2. The Bible does not ban usury outright, only within the covenant people. Loaning to Gentiles was OK (remember Shylock?).
So usury does not seem to be universally wrong or wrong per se, but situationally. Why this was so (in agricultural, tribal, kinship-based ancient Israel with its strict laws about land alienation and inheritance) is a tricky matter, but I suspect it had something to do with maintaining social solidarity within the covenant people and preventing the eventual pauperization of peasant farmers in years of bad harvest.
Jesus also refers rather neutrally - or even positively (ISTM) to interest in Matt 25.27.

Anonymous said...

In your unhelpful gleeful anticipation of cheering the TEC train out of the Communion station on Track no. Two – you continue your trend of pointing the finger elsewhere to distract from reflecting on your own context and province. Please remind your readers that your province’s official formal response to the proposed covenant is far more negative than TEC’s and so your province is more likely, once again, to be ahead of the TEC train on that track – not behind it.

As for your “the obligation of people who make vows is to keep them!” How about a post about that applied to your own context – not TEC’s for a change. YOUR province’s indiscriminate “remarrying” of divorcees (up to seven times in at least one case). Isn’t it time you critiqued your province’s practice of baptising children of the unmarried when your province is the only one that makes no declarations “on behalf of” the child – but solely having the parents renounce evil for themselves? You have already declared publicly here you and your ilk are unprepared to take on your provinces major scandal hidden in plain sight. Would it be any different if it were a homosexual one?

“Fellowship with sinners is always tricky” – your Donatist and other tendencies in one brief sentence.

Why are you so quick to accept Janice’s extremely weak examination of the biblical understanding of the place of money and of lending with a “That is a very helpful insight”? At a time of financial turmoil would not a robust biblical critique be extremely apposite? If Janice would have a lender share in the profit, why not in any loss? Do you in this brushing off not reinforce the perception that you approach the biblical texts with certain prejudices and only listen to those interpretations that support them?

Christianity has been wrong about the world being flat, about it being the centre of the universe, about usury, about slavery, about the place of women, about contraception, about evolution, about divorce, about relations with Islam (Crusades), and with Judaism (Holocaust), about Latin as the sole language for worship, about celibacy, about the age of the universe, and about homosexuality.
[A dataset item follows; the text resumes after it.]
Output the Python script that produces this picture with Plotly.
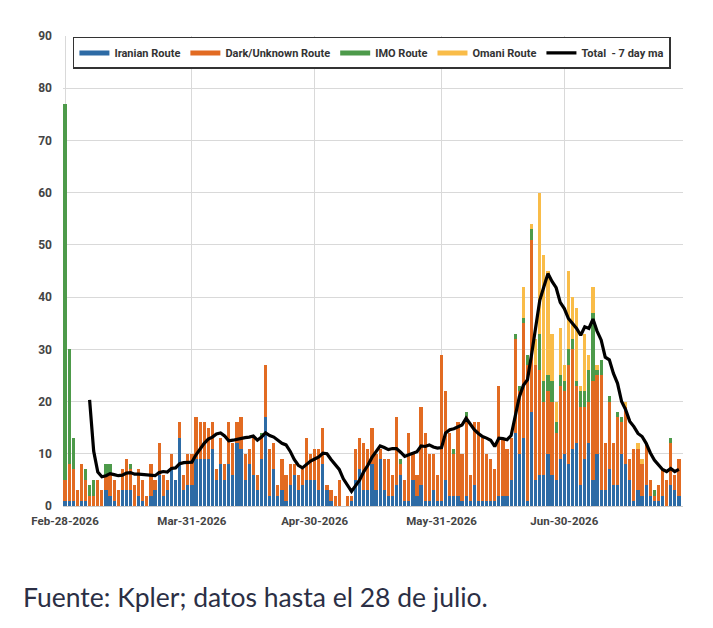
import pandas as pd
import plotly.graph_objects as go

# daily tanker transits, Feb-28-2026 .. Jul-28-2026
dates = pd.date_range("2026-02-28", "2026-07-28", freq="D")

iranian = [1, 1, 1, 0, 1, 1, 0, 0, 0, 0,
           3, 2, 1, 0, 3, 3, 3, 0, 2, 1,
           0, 2, 3, 6, 2, 3, 7, 5, 13, 3,
           4, 4, 9, 9, 9, 9, 11, 5, 8, 5,
           8, 6, 12, 11, 5, 8, 6, 3, 9, 17,
           2, 7, 2, 3, 1, 4, 6, 3, 4, 5,
           5, 5, 3, 8, 3, 1, 0, 0, 0, 0,
           1, 5, 7, 3, 3, 8, 3, 9, 3, 2,
           2, 4, 6, 1, 1, 5, 2, 4, 1, 1,
           3, 1, 1, 5, 2, 2, 2, 1, 2, 1,
           4, 1, 1, 1, 1, 1, 2, 2, 2, 5,
           14, 10, 13, 1, 18, 5, 6, 6, 10, 6,
           5, 9, 10, 8, 11, 12, 4, 9, 12, 5,
           10, 3, 3, 7, 4, 4, 10, 8, 5, 1,
           3, 2, 4, 2, 1, 1, 2, 0, 4, 3,
           2]

dark = [4, 7, 6, 3, 7, 4, 2, 2, 5, 3,
        3, 4, 4, 3, 4, 6, 4, 4, 5, 4,
        2, 6, 2, 6, 4, 2, 3, 0, 3, 3,
        6, 6, 8, 7, 7, 6, 5, 2, 5, 3,
        8, 6, 4, 6, 5, 3, 7, 3, 4, 10,
        9, 5, 2, 6, 5, 4, 2, 3, 3, 8,
        5, 6, 8, 7, 1, 2, 2, 5, 0, 2,
        1, 6, 6, 9, 8, 7, 7, 2, 6, 7,
        4, 13, 2, 4, 13, 5, 4, 15, 13, 9,
        7, 5, 28, 17, 12, 8, 14, 9, 15, 5,
        12, 15, 12, 9, 8, 6, 21, 11, 9, 8,
        18, 12, 22, 26, 33, 22, 20, 14, 12, 14,
        9, 14, 12, 19, 19, 11, 15, 10, 8, 19,
        15, 22, 9, 13, 8, 13, 6, 11, 4, 10,
        8, 6, 8, 3, 1, 3, 5, 5, 8, 3,
        7]

imo = [72, 22, 6, 0, 0, 2, 2, 3, 0, 0,
       2, 2, 0, 0, 0, 0, 1, 0, 0, 0,
       0, 0, 0, 0, 0, 0, 0, 0, 0, 0,
       0, 0, 0, 0, 0, 0, 0, 0, 0, 0,
       0, 0, 0, 0, 0, 0, 0, 0, 1, 0,
       0, 0, 0, 0, 0, 0, 0, 0, 0, 0,
       0, 0, 0, 0, 0, 0, 0, 0, 0, 0,
       0, 0, 0, 0, 0, 0, 0, 0, 0, 0,
       0, 0, 1, 0, 0, 0, 0, 0, 0, 0,
       0, 0, 0, 0, 0, 1, 0, 0, 1, 0,
       0, 0, 0, 0, 0, 0, 0, 0, 0, 0,
       1, 1, 1, 2, 2, 0, 7, 4, 3, 4,
       2, 2, 2, 3, 2, 1, 3, 3, 6, 13,
       1, 3, 0, 1, 0, 1, 1, 0, 0, 0,
       0, 0, 0, 0, 1, 0, 0, 0, 1, 0,
       0]

omani = [0] * 112 + [6, 0, 1, 5, 27, 24, 20, 9,
                     4, 9, 3, 15, 8, 14, 1, 11, 3, 5,
                     1, 0, 0, 0, 0, 0, 0, 1, 0, 0,
                     1, 1, 0, 0, 0, 0, 0, 0, 0, 0,
                     0]

# 7 day moving average as drawn (starts on the 7th day)
total_ma = [None, None, None, None, None, None, 20.3, 10.5, 6.5, 5.6,
            5.8, 6.2, 6.0, 5.8, 5.9, 6.3, 6.4, 6.1, 6.1, 6.0,
            6.0, 5.9, 5.8, 6.4, 6.6, 6.5, 7.2, 7.3, 8.1, 8.3,
            8.4, 8.4, 9.8, 11.0, 12.0, 12.8, 13.2, 13.8, 14.0, 13.4,
            12.5, 12.6, 12.8, 13.0, 13.1, 13.2, 13.4, 12.6, 13.2, 14.0,
            13.5, 13.2, 12.5, 12.0, 11.7, 10.5, 8.9, 7.8, 7.3, 8.0,
            8.6, 9.0, 9.4, 10.1, 10.0, 8.9, 8.0, 7.0, 5.2, 4.0,
            2.8, 3.9, 5.0, 6.6, 7.8, 9.3, 10.5, 11.5, 11.2, 10.8,
            11.0, 11.0, 10.3, 9.5, 9.8, 10.1, 10.4, 11.5, 11.4, 11.7,
            11.3, 11.1, 11.2, 14.0, 14.6, 14.8, 15.1, 15.5, 16.8, 15.6,
            14.6, 13.9, 13.3, 13.0, 12.6, 11.4, 13.0, 12.9, 12.7, 13.5,
            17.0, 20.9, 23.1, 24.2, 29.0, 34.0, 39.4, 42.0, 44.5, 43.0,
            41.8, 39.0, 37.8, 35.9, 34.9, 34.0, 32.7, 34.3, 34.0, 35.8,
            33.5, 31.8, 28.5, 28.0, 25.4, 23.5, 20.0, 18.4, 16.2, 15.2,
            13.9, 13.3, 12.0, 10.2, 8.8, 7.9, 7.0, 6.6, 7.2, 6.6,
            7.0]

tick_dates = ["2026-02-28", "2026-03-31", "2026-04-30", "2026-05-31", "2026-06-30"]
tick_labels = ["Feb-28-2026", "Mar-31-2026", "Apr-30-2026", "May-31-2026", "Jun-30-2026"]

series = [("Iranian Route", iranian, "#2D6BA5"),
          ("Dark/Unknown Route", dark, "#E26B22"),
          ("IMO Route", imo, "#4D9A4A"),
          ("Omani Route", omani, "#F9BC48")]

fig = go.Figure()
for name, vals, col in series:
    fig.add_trace(go.Bar(x=dates, y=vals, name=name, marker=dict(color=col, line=dict(width=0)),
                         showlegend=False))
# legend entries drawn as thick lines like the original sheet chart
for name, vals, col in series:
    fig.add_trace(go.Scatter(x=[None], y=[None], mode="lines", name=name,
                             line=dict(color=col, width=5)))
fig.add_trace(go.Scatter(x=dates, y=total_ma, mode="lines", name="Total  - 7 day ma",
                         line=dict(color="black", width=3.2)))

# the page body adds 8px around the figure, margins account for it
fig.update_layout(
    width=713, height=628,
    barmode="stack", bargap=0.22,
    paper_bgcolor="white", plot_bgcolor="white",
    margin=dict(l=55, r=38, t=28, b=130),
    font=dict(family="Roboto", size=11, color="#444"),
    legend=dict(orientation="h", x=0.016, y=0.998, xanchor="left", yanchor="top",
                bgcolor="white", bordercolor="#333", borderwidth=1.5,
                font=dict(family="Roboto", size=11, color="#333", weight="bold"),
                itemwidth=30, tracegroupgap=0, traceorder="normal"),
    annotations=[dict(text="Fuente: Kpler; datos hasta el 28 de julio.",
                      xref="paper", yref="paper", x=-0.068, y=-0.194,
                      xanchor="left", yanchor="middle", showarrow=False,
                      font=dict(family="Lato", size=26.5, color="#2b2f45"))],
)
fig.update_xaxes(type="date", range=["2026-02-27 12:00", "2026-07-29 00:00"],
                 tickvals=tick_dates, ticktext=tick_labels,
                 showgrid=True, gridcolor="#d9d9d9", gridwidth=1,
                 showline=True, linecolor="#cccccc", ticklabelstandoff=4,
                 tickfont=dict(family="Roboto", size=11.5, color="#444", weight="bold"))
fig.update_yaxes(range=[0, 90], dtick=10, showgrid=True, gridcolor="#d9d9d9",
                 zeroline=False, ticklabelstandoff=10,
                 tickfont=dict(family="Roboto", size=12, color="#444", weight="bold"))

fig.write_html("out.html")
Your blog is a last desperate gasp of your personal obsession with one of the last pawns (possibly the last?) standing on your board.

Peter Carrell said...

Hi Anonymous (i.e. the one who reads all I say as a castigation of TEC)!

I need do nothing with your post because you lay it all out for the world to see, especially the highly objectionable things in the life of ACANZP, some of which you know better than I know myself while (in previous comments) declaring you are not a member of this church ... intriguing claim!
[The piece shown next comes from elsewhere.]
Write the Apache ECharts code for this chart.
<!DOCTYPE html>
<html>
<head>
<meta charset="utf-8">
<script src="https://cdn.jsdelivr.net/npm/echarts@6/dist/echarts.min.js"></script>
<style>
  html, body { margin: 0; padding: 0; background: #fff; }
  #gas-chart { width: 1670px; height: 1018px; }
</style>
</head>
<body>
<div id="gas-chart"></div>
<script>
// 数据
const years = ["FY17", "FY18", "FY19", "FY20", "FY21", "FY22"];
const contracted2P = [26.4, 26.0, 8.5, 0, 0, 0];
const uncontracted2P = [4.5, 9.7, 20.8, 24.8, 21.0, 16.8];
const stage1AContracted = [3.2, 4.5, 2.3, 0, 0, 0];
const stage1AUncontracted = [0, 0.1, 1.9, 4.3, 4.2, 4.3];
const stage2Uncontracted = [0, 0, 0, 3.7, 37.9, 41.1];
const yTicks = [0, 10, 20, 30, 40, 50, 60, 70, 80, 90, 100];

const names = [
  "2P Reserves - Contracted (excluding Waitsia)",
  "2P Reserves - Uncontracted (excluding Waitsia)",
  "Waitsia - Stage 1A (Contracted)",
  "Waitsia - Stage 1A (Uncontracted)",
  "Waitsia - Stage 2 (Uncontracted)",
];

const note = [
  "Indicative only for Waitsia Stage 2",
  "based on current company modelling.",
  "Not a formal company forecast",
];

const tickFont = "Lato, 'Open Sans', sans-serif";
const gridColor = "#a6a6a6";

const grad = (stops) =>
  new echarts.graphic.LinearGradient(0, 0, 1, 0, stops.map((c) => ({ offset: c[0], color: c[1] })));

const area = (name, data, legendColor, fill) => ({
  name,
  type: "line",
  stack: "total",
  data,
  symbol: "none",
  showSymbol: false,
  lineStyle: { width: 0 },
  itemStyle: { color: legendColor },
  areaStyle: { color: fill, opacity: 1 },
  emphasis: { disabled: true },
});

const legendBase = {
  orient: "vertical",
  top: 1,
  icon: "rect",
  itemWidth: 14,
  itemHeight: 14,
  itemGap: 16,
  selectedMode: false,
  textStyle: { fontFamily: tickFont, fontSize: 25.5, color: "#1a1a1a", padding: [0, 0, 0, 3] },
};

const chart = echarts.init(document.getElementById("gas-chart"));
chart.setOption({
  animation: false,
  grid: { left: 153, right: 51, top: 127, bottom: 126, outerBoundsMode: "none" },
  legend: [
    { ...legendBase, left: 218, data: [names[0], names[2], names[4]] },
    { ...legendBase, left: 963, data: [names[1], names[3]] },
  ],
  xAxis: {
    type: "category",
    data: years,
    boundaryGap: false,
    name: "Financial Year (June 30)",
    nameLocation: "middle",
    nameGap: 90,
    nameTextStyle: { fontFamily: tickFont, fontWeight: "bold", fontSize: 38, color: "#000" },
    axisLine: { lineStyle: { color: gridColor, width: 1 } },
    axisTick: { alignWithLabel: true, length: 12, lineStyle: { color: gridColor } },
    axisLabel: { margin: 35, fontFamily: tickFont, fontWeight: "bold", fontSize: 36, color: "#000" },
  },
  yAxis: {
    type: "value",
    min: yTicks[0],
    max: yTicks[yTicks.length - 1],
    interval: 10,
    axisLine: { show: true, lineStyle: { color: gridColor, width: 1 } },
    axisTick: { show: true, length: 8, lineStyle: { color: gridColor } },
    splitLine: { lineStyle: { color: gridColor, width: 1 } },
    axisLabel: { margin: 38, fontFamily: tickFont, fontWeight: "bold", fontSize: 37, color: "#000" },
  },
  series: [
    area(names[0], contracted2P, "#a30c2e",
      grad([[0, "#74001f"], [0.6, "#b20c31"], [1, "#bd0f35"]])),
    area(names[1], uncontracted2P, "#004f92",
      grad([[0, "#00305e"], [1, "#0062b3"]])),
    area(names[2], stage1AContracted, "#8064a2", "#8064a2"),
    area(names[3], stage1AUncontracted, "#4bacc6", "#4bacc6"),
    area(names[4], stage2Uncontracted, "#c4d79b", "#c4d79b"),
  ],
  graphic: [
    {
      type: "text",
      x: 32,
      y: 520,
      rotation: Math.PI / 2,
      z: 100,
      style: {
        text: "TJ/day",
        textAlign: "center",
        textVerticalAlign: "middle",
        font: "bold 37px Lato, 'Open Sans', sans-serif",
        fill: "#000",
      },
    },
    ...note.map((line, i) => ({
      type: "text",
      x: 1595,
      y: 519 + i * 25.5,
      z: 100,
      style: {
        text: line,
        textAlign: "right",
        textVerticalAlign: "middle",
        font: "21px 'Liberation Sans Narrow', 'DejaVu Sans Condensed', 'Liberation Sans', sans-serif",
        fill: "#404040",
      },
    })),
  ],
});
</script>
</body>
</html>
But I do object to one thing: when I said in reply to (another) Anonymous comment, "A thought experiment (actually based on people I know): what do you say to/about a vicar who leaves his wife and teenage children to take up a homosexual relationship? Or a mother, active in children's work in an evangelical Anglican church, who leaves her husband (but not her sons) to begin a lesbian relationship with a lay reader in the church, who continues that ministry in the neighboring parish?" that people were under an obligation to keep their vows, I thought I was replying to someone writing from the C of E. So, for the record, no, I was not, as you imply, once again critiquing TEC!
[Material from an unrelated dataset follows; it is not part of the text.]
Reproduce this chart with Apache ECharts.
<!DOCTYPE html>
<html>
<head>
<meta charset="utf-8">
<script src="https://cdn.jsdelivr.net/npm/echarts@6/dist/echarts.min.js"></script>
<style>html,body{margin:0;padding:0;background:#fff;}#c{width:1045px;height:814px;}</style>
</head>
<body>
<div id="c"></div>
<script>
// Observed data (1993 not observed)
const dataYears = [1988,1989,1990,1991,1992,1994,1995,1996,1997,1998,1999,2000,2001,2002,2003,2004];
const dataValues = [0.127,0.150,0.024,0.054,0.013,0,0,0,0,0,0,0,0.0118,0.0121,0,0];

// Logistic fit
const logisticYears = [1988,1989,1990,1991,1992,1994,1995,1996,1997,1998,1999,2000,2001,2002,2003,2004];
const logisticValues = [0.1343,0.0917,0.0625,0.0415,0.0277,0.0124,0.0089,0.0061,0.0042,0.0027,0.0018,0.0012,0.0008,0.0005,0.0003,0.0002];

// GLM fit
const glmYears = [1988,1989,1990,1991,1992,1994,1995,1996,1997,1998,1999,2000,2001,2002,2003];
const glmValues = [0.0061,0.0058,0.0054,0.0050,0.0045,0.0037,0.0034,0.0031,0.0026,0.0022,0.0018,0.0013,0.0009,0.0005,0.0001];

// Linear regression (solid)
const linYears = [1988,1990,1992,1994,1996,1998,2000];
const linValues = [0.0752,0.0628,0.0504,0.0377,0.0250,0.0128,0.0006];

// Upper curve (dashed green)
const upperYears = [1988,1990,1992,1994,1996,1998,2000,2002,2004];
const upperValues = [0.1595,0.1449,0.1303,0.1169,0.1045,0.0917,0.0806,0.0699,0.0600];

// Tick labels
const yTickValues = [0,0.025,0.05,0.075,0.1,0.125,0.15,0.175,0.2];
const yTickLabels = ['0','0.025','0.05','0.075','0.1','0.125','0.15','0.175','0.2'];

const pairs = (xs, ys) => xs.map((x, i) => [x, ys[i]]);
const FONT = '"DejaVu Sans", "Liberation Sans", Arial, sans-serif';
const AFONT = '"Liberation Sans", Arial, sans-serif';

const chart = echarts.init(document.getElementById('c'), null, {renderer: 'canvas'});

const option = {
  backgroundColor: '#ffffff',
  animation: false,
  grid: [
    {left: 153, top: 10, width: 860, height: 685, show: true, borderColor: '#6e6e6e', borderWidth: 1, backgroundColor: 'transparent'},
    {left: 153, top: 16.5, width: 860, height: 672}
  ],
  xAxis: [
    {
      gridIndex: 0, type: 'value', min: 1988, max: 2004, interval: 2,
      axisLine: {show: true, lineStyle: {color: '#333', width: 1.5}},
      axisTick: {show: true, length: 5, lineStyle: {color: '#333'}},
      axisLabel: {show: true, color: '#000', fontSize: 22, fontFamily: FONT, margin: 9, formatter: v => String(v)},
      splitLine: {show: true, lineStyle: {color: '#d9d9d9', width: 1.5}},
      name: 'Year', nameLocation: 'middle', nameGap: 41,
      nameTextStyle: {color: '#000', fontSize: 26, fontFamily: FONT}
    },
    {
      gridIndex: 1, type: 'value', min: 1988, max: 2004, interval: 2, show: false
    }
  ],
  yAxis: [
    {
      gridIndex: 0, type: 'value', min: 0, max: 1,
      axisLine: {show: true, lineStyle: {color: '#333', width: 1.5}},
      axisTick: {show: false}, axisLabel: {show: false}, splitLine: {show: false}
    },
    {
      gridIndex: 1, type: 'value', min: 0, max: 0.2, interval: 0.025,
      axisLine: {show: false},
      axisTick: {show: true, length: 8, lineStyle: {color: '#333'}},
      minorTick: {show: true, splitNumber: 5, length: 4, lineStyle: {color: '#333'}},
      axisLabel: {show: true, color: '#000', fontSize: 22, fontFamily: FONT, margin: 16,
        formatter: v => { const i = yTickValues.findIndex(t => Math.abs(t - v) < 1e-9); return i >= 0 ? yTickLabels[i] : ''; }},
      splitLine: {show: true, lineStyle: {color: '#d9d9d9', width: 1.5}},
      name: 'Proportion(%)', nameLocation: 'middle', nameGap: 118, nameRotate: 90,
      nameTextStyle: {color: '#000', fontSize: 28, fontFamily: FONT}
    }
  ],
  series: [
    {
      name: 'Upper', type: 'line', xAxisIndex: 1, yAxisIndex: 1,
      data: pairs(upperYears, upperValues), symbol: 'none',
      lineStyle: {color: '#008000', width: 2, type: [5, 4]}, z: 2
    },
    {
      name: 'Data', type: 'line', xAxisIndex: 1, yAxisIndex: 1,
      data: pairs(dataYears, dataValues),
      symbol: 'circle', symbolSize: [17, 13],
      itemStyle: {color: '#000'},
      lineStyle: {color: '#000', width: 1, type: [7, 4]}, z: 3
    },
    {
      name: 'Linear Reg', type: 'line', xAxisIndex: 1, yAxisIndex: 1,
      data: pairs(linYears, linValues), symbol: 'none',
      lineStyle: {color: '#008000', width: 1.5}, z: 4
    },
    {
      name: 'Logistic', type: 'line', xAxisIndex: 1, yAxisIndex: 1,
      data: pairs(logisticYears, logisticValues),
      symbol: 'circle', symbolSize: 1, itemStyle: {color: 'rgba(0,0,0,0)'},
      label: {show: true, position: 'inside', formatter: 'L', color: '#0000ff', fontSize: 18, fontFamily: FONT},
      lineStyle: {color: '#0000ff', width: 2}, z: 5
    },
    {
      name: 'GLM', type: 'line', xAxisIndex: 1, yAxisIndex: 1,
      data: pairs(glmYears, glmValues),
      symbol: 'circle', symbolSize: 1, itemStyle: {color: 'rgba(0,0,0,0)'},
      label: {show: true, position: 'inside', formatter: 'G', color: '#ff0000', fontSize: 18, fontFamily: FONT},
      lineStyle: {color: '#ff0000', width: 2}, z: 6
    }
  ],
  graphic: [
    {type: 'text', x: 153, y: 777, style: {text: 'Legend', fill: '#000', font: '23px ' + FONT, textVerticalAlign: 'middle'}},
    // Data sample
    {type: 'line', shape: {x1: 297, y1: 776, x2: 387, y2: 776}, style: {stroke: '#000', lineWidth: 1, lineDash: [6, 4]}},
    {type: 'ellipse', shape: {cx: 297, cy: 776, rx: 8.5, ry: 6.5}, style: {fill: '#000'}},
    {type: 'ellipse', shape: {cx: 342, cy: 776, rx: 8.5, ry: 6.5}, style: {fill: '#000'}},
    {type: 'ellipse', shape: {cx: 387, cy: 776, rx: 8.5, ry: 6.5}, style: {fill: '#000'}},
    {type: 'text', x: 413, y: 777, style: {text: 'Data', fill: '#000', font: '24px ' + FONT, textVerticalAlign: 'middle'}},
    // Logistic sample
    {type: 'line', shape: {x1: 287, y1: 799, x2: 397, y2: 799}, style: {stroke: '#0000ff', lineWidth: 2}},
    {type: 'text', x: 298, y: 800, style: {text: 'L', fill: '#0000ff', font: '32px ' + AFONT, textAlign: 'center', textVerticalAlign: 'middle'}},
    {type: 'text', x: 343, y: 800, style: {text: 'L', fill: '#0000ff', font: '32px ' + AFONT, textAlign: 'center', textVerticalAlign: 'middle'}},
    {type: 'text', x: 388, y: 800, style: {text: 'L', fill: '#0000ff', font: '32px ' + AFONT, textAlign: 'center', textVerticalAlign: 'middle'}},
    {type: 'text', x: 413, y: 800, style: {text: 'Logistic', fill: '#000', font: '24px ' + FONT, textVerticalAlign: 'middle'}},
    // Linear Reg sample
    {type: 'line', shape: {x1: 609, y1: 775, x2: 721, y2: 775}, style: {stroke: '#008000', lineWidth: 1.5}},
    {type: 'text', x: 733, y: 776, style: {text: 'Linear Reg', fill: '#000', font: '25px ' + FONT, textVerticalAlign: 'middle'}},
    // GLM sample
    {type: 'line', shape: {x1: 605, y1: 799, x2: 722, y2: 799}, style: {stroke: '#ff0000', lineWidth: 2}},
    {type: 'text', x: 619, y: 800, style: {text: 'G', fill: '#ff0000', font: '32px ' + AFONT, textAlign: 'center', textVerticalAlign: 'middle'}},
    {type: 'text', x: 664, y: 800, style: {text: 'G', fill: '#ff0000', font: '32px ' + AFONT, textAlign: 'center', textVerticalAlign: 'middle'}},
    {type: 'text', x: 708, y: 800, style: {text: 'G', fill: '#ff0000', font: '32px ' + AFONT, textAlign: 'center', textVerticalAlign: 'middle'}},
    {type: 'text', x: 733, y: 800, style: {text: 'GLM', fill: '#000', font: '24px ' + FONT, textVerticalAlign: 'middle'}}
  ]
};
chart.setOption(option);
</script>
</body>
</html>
But if you think that I think that married men on any continent or island who have committed themselves to a woman for life as their wife decide they wish to self-identify as 'gay', and vice versa, they have no reason to thereby leave the marriage ... you would be correct.

Oh, and one other thing, I am not gleeful at all about TEC being on no Two Track. Are you doing anything to help them to find the way to no One Track?

Anonymous said...

I have no doubt that the NZ church is compromised in many ways, pehaps because kind-hearted pragmatism rather than well-thought out historical and theological principle has guided decisions. The absence of solid theological heft (outside of a few parishes in Christchurch and Nelson) has yielded the floor to liberalism, which is largely culture-following. So WO, remarriage of divorcees, liturgical change (often replacing the misunderstood historical liturgy of Cranmer with bad poetry) and historical revisonism presented as multiculturalism were accepted without much opposition. When the wider culture was kindly toward Christianity (as in the 1950s), conservative assumptions about family life and sex prevailed, even when this wasn't reflected in churchgoing (though a lot more children were in Sunday school then). Things turned in the 1960s - not that we should blame everything on the Pill, but the sexual revolution broke down the nexus between sex and marriage which reinforced conservative morals, and an era of mass entertainment and unashamed hedonism swept across the western world. And do not doubt that Tec - or Pecusa/Ecusa as it was then - was pretty affirming of this. Even wehen it dabbled with the Charismatic movement, Ecusa ws really following Carl Jung. (Remember Morton Kelsey?)
Whereas across the water Moore College has made no bones about its commitment to the Bible and the principles of the English Reformation (an attitude you will also find in Nigeria and Uganda).
Agree with him or not, the typical Sydney clergyman is better educated than his NZ counterpart - or his North American.
Anon1

Peter Carrell said...

Hi Anon1

Moore College clergy are well educated.

There is a bit of theological 'heft' in Dioceses other than Christchurch and Nelson!